Lymbery also set up the Extinction and Livestock conference in London in October 2017, bringing together Compassion in World Farming and WWF UK, supported by HRH Prince of Wales Charitable Foundation. It was at this event that Lymbery called for a new global agreement on food systems. He predicted that meat eating will be a thing of the past by 2100 in a debate at Oxford Union in January 2018 and in an op-ed article published in The Daily Telegraph the same month.

Lymbery's first book, Farmageddon: The True Cost of Cheap Meat, is described as 'a wake-up call to change our current food production and eating practices, looking behind the closed doors of the runaway industry and striving to find a better farming future.'

In response to the book, The Sunday Telegraph said: "Thanks to campaigners such as Philip Lymbery, the truth about factory farming has been laid bare", and Joanna Lumley described the book as: "A devastating indictment of cheap meat and factory farming. Don’t turn away: it demands reading and deserves the widest possible audience." This was followed by the publication of Farmageddon in Pictures: The True Cost of Cheap Meat – in bite-sized pieces, a pictorial version of the original.

Lymbery's second book Dead Zone: Where the Wild Things Were, focuses on how industrial agriculture is a major driver of wildlife declines worldwide: from mammals, to sea life, birds, reptiles and insects.

TV presenter and naturalist, Chris Packham, described Dead Zone as: "An honest, compelling and important account and a critical lease for a fusion of farming, food and nature."

Lymbery is a recognised thought leader and is regarded as one of the food industry's most influential people. He has taken part in several Chatham House, UN and EAT meetings, and his lectures, speeches and appearances take him across the world to meet with policymakers, companies, experts and members of the public.

== Personal life ==

Lymbery has had a lifelong interest in birdwatching. He has travelled extensively and spent 10 years leading wildlife tours for Gulliver’s Natural History Holidays to locations including the Seychelles, Costa Rica, Morocco, the United States of America and various destinations in Europe. He is a licensed bird-ringer for the British Trust for Ornithology.

A keen photographer, Lymbery is also a naturalist and environmentalist aiming to draw attention to the role of industrial agriculture in the decline of wildlife worldwide.

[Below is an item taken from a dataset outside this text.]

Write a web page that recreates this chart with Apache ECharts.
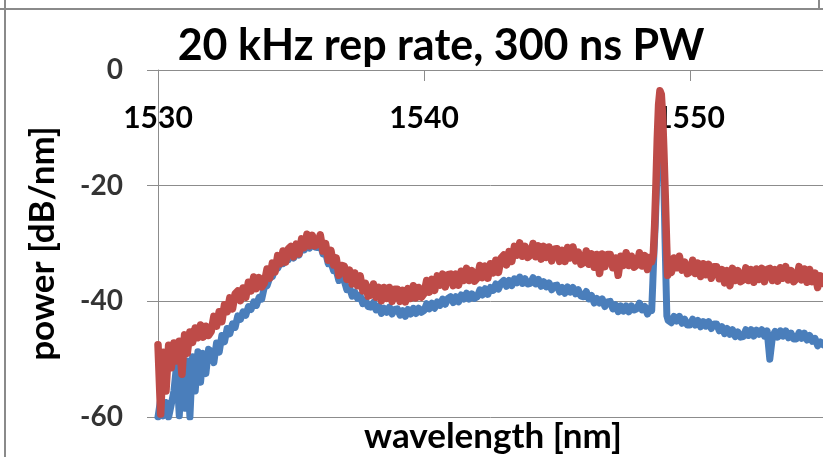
<!DOCTYPE html>
<html><head><meta charset="utf-8">
<script src="https://cdn.jsdelivr.net/npm/echarts@6/dist/echarts.min.js"></script>
<style>html,body{margin:0;padding:0;background:#fff;overflow:hidden}#c{width:823px;height:457px}</style>
</head><body><div id="c"></div>
<script>
// ---- data ----
const titleText = '20 kHz rep rate, 300 ns PW';
const xName = 'wavelength [nm]';
const yName = 'power [dB/nm]';
const xTicks = [1530, 1540, 1550];
const yTicks = [-60, -40, -20, 0];
const X_MAX = 1555;
// spectra sampled every 0.1 nm from 1530.0 nm (null = inside the laser line, given separately below)
const WL_START = 1530, WL_STEP = 0.1;
const redGrid = [
 -47.5,-59.5,-48.8,-55.5,-47.6,-51.5,-47.2,-50.3,-46.9,-52.6,
 -45.8,-49.0,-45.3,-47.1,-44.6,-46.3,-44.1,-46.2,-44.3,-45.9,
 -45.2,-42.6,-44.3,-41.8,-43.5,-40.6,-41.8,-39.4,-41.3,-38.7,
 -38.2,-39.9,-37.7,-39.3,-36.7,-38.2,-35.8,-37.8,-35.9,-37.5,
 -36.8,-34.4,-36.0,-33.4,-34.9,-32.1,-33.5,-31.3,-33.2,-30.9,
 -30.5,-32.3,-30.1,-31.8,-29.2,-30.7,-28.4,-30.4,-28.6,-30.4,
 -30.1,-28.5,-31.3,-30.0,-32.9,-31.2,-33.7,-32.5,-35.5,-33.8,
 -33.9,-36.2,-34.6,-37.0,-35.1,-37.3,-35.6,-38.2,-36.9,-39.1,
 -38.9,-37.0,-39.3,-37.6,-39.9,-37.6,-39.5,-37.6,-40.0,-37.9,
 -37.9,-40.0,-38.1,-40.1,-37.8,-39.5,-37.3,-39.4,-37.6,-39.3,
 -38.7,-36.4,-38.4,-36.2,-38.1,-35.6,-37.2,-35.3,-37.5,-35.4,
 -35.3,-37.3,-35.3,-37.2,-34.8,-36.4,-34.3,-36.4,-34.7,-36.5,
 -36.0,-33.8,-35.9,-33.9,-36.0,-33.5,-35.1,-32.9,-35.0,-32.5,
 -32.0,-33.7,-31.4,-33.1,-30.5,-32.0,-29.9,-32.2,-30.5,-32.4,
 -32.0,-30.0,-32.3,-30.4,-32.7,-30.5,-32.4,-30.6,-33.0,-31.0,
 -30.9,-33.1,-31.2,-33.1,-30.7,-32.5,-30.6,-33.0,-31.5,-33.6,
 -33.3,-31.3,-33.6,-31.8,-34.1,-31.9,-35.2,-31.8,-34.0,-31.9,
 -31.9,-34.2,-32.5,-35.5,-32.2,-33.8,-31.6,-33.8,-32.2,-34.1,
 -33.7,-31.6,-33.9,-32.1,-34.5,-32.4,null,null,null,null,
 null,null,null,-35.0,-32.5,-34.2,-32.2,-34.6,-33.2,-35.2,
 -34.9,-32.9,-35.2,-33.4,-35.7,-33.5,-35.4,-33.6,-36.0,-34.0,
 -34.0,-36.1,-34.5,-36.8,-34.7,-37.3,-34.3,-36.4,-34.7,-36.6,
 -36.3,-34.2,-36.4,-34.5,-36.7,-34.4,-36.2,-34.3,-36.6,-34.5,
 -34.3,-36.4,-34.5,-36.5,-34.2,-36.0,-34.0,-36.3,-34.7,-36.6,
 -36.1,-34.0,-36.3,-34.4,-36.7,-34.5,-36.6,-35.1,-37.6,-35.6,
 -36.9
];
const blueGrid = [
 -60.0,-57.0,-59.8,-57.5,-60.0,-57.8,-55.5,-51.0,-59.8,-51.2,
 -58.5,-50.3,-60.0,-49.6,-55.5,-48.7,-54.0,-49.0,-52.5,-48.3,
 -48.6,-50.6,-47.2,-48.8,-45.9,-47.0,-44.7,-45.6,-43.9,-44.5,
 -42.5,-43.1,-41.8,-42.4,-40.9,-41.4,-40.1,-40.7,-39.3,-39.6,
 -37.5,-37.3,-35.9,-35.7,-34.4,-34.3,-33.3,-33.5,-32.6,-32.8,
 -31.7,-32.5,-31.3,-32.0,-30.6,-31.1,-29.9,-30.8,-29.8,-30.6,
 -30.7,-30.1,-31.8,-31.6,-33.5,-33.2,-34.7,-34.6,-36.4,-36.1,
 -36.4,-38.0,-37.6,-39.1,-38.4,-39.5,-39.0,-40.4,-39.8,-40.9,
 -41.0,-40.2,-41.5,-40.8,-42.1,-41.2,-41.9,-41.0,-42.2,-41.4,
 -41.3,-42.4,-41.6,-42.6,-41.4,-42.2,-41.2,-42.1,-41.2,-41.9,
 -41.6,-40.4,-41.3,-40.3,-41.2,-40.1,-40.7,-39.6,-40.5,-39.5,
 -39.2,-40.2,-39.2,-40.1,-38.9,-39.6,-38.6,-39.6,-38.7,-39.5,
 -39.2,-38.0,-38.9,-37.8,-38.8,-37.6,-38.1,-37.0,-37.9,-36.8,
 -36.4,-37.4,-36.4,-37.3,-36.1,-36.8,-35.8,-36.9,-36.1,-37.0,
 -36.9,-35.9,-37.0,-36.2,-37.4,-36.6,-37.5,-36.8,-38.0,-37.3,
 -37.2,-38.4,-37.6,-38.6,-37.5,-38.4,-37.6,-38.7,-38.0,-39.1,
 -39.2,-38.3,-39.6,-39.0,-40.3,-39.5,-40.3,-39.6,-40.9,-40.1,
 -40.0,-41.3,-40.6,-41.8,-40.8,-41.7,-40.8,-41.8,-40.8,-41.5,
 -41.3,-40.3,-41.5,-40.9,-42.2,-41.2,null,null,null,null,
 null,null,null,-43.7,-42.6,-43.4,-42.6,-43.8,-43.1,-44.1,
 -44.1,-43.1,-44.1,-43.3,-44.4,-43.5,-44.3,-43.5,-44.7,-43.9,
 -43.9,-45.1,-44.4,-45.6,-44.7,-45.7,-44.9,-46.1,-45.3,-46.2,
 -46.1,-44.9,-45.9,-44.9,-46.0,-45.0,-45.7,-44.9,-46.0,-45.1,
 -50.0,-46.1,-45.2,-46.2,-45.1,-46.0,-45.1,-46.3,-45.5,-46.5,
 -46.5,-45.4,-46.4,-45.5,-46.7,-45.9,-46.9,-46.4,-47.7,-47.0,
 -47.5
];
// laser line around 1548.9 nm (denser samples)
const redPeakWl = [1548.55,1548.62,1548.67,1548.72,1548.77,1548.82,1548.87,1548.92,1548.97,1549.02,1549.07,1549.12,1549.16,1549.22];
const redPeak   = [-33.2,-32.0,-27.0,-20.0,-12.0,-6.0,-3.6,-4.2,-8.0,-14.5,-22.0,-30.0,-35.5,-34.0];
const bluePeakWl = [1548.56,1548.60,1548.64,1548.70,1548.76,1548.81,1548.86,1548.90,1548.94,1548.98,1549.02,1549.06,1549.10,1549.13,1549.18,1549.24];
const bluePeak   = [-41.6,-37.0,-32.0,-26.0,-18.0,-11.0,-6.5,-5.5,-7.0,-12.0,-20.0,-29.0,-37.0,-42.5,-43.3,-43.0];

function buildSeries(grid, pWl, pV) {
  const pts = [];
  grid.forEach((v, i) => { if (v !== null) pts.push([+(WL_START + i * WL_STEP).toFixed(2), v]); });
  pWl.forEach((w, i) => pts.push([w, pV[i]]));
  pts.sort((a, b) => a[0] - b[0]);
  return pts;
}

const FONT = 'Lato';
const GRID_COLOR = '#8c8c8c';
const gridBox = {left: 158, right: 0, top: 70, bottom: 40, containLabel: false};
const xScale = {type: 'value', min: xTicks[0], max: X_MAX, interval: xTicks[1] - xTicks[0]};
const yScale = {type: 'value', min: yTicks[0], max: yTicks[yTicks.length - 1], interval: yTicks[1] - yTicks[0]};
const chart = echarts.init(document.getElementById('c'), null, {renderer: 'canvas'});
chart.setOption({
  animation: false,
  backgroundColor: '#ffffff',
  grid: [gridBox, Object.assign({}, gridBox)],
  xAxis: [Object.assign({
    // grid 0: axis line and ticks along the top of the plot
    gridIndex: 0, position: 'top',
    axisLine: {show: true, onZero: false, lineStyle: {color: GRID_COLOR, width: 1}},
    axisTick: {show: true, inside: true, length: 11, lineStyle: {color: GRID_COLOR}},
    axisLabel: {show: false},
    splitLine: {show: false}
  }, xScale), Object.assign({
    // grid 1: x tick labels, drawn just below the top axis line
    gridIndex: 1, position: 'top',
    axisLine: {show: false}, axisTick: {show: false}, splitLine: {show: false},
    axisLabel: {inside: true, margin: 33, showMaxLabel: false, formatter: v => String(v),
      fontFamily: FONT, fontWeight: 'bold', fontSize: 30, color: '#000'}
  }, xScale)],
  yAxis: [Object.assign({
    gridIndex: 0,
    name: yName, nameLocation: 'middle', nameGap: 98,
    nameTextStyle: {fontFamily: FONT, fontWeight: 'bold', fontSize: 35, color: '#000'},
    axisLine: {show: true, onZero: false, lineStyle: {color: GRID_COLOR, width: 1}},
    axisTick: {show: true, inside: false, length: 11, lineStyle: {color: GRID_COLOR}},
    axisLabel: {show: false},
    splitLine: {show: true, lineStyle: {color: GRID_COLOR, width: 1}}
  }, yScale), Object.assign({gridIndex: 1, show: false}, yScale)],
  graphic: [
    {type: 'line', shape: {x1: 0, y1: 9, x2: 823, y2: 9}, style: {stroke: '#8a8a8a', lineWidth: 2}},
    {type: 'line', shape: {x1: 5, y1: 0, x2: 5, y2: 457}, style: {stroke: '#8a8a8a', lineWidth: 2}},
    {type: 'line', shape: {x1: 819, y1: 0, x2: 819, y2: 9}, style: {stroke: '#8a8a8a', lineWidth: 2}},
    {type: 'text', x: 441, y: 46, style: {text: titleText, font: 'bold 43px Lato', fill: '#000', textAlign: 'center', textVerticalAlign: 'middle'}},
    {type: 'text', x: 493, y: 437, style: {text: xName, font: 'bold 35px Lato', fill: '#000', textAlign: 'center', textVerticalAlign: 'middle'}}
  ],
  series: [
    {type: 'line', name: 'blue', xAxisIndex: 0, yAxisIndex: 0, data: buildSeries(blueGrid, bluePeakWl, bluePeak), showSymbol: false, symbol: 'none',
     lineStyle: {color: '#4a7ebb', width: 7, join: 'round', cap: 'round'}, z: 2, silent: true},
    {type: 'line', name: 'red', xAxisIndex: 0, yAxisIndex: 0, data: buildSeries(redGrid, redPeakWl, redPeak), showSymbol: false, symbol: 'none',
     lineStyle: {color: '#be4b48', width: 7.5, join: 'round', cap: 'round'}, z: 3, silent: true},
    // y tick labels, placed at each tick value on the y scale
    {type: 'scatter', name: 'yTickLabels', xAxisIndex: 0, yAxisIndex: 0, data: yTicks.map(v => [xTicks[0], v]),
     symbolSize: 0, clip: false, silent: true, z: 10,
     label: {show: true, position: 'left', distance: 35, formatter: p => String(p.value[1]),
       fontFamily: FONT, fontWeight: 'bold', fontSize: 28, color: '#000'}}
  ]
});
</script></body></html>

Lymbery lives in rural West Sussex with his wife, stepson, a rescue dog and three chickens. He is a licensed bird-ringer for the British Trust for Ornithology.

== Publications ==

- Lymbery, Philip (2022-08-18). Sixty Harvests Left: How to Reach a Nature-Friendly Future. Bloomsbury. ISBN 9781526619327. This book not only reveals how industrial farming is ruining our soils but shows how we can adapt to restore the planet for a nature-friendly future.
- Lymbery, Philip (2018-03-08). Dead Zone: Where the wild things were. Bloomsbury. ISBN 9781408868287. The book is focused on the impacts of industrial farming on wildlife worldwide: from mammals, to sea life, birds, reptiles and insects.
- Lymbery, Philip and Isabel Oakeshott (2017-09-07). Farmageddon in Pictures: The true cost of Cheap Meat – in bite sized pieces. ISBN 9781408873465.
- Lymbery, Philip and Isabel Oakeshott (2014-01-31). Farmageddon: The True Cost of Cheap Meat. London. ISBN 978-1-40884-644-5. Published by Bloomsbury in January 2014, Farmageddon is described as 'a wake-up call to change our current food production and eating practices, looking behind the closed doors of the runaway industry and striving to find a better farming future.' Joanna Lumley says of this book, "A devastating indictment of cheap meat and factory farming. Don't turn away: it demands reading and deserves the widest possible audience."
- Lymbery, Philip (2008-03-30). "The Theory and Application of Welfare Potential", in Proceedings of the Importance of Farm Animal Welfare Science to Sustainable Agriculture Forum. Beijing: CIWF, RSPCA, WSPA, HSI with the support of the European Commission.
- Lymbery, Philip (2004). "A Comparison between Slaughterhouse Standards and Methods Used during Whaling", "An Introduction into Animal Welfare", in Philippa Brakes, Andrew Butterworth, Mark Simmons & Philip Lymbery, Troubled Waters – A Review of the Welfare Implications of Modern Whaling Activities. London: WSPA. ISBN 0-9547065-0-1.
- Druce, C. & Philip Lymbery (2003). Outlawed in Europe: Farm Animal Welfare – 3 Decades of Progress in Europe. New York City: Animal Rights International.
- Lymbery, Philip (2002). Laid Bare: The Case Against Enriched Cages in Europe. Petersfield: CIWF.
- Lymbery, Philip (2002). Farm Assurance Schemes & Animal Welfare: Can We Trust Them? Petersfield: CIWF.
- Lymbery, Philip (2002). Supermarkets & Farm Animal Welfare: Raising the Standard. Petersfield: CIWF.
- Lymbery, Philip (2002). In Too Deep: The Welfare of Intensively Farmed Fish. Petersfield: CIWF.
- Lymbery, Philip & Jacky Turner (1999). Brittle Bones: Osteoporosis & the Battery Cage. Petersfield: CIWF.
- Lymbery, Philip (1992). The Welfare of Farmed Fish. Petersfield: CIWF.

== Awards ==
In 2015, he received the prize "Archivio Disarmo - Golden Doves for Peace" awarded by IRIAD.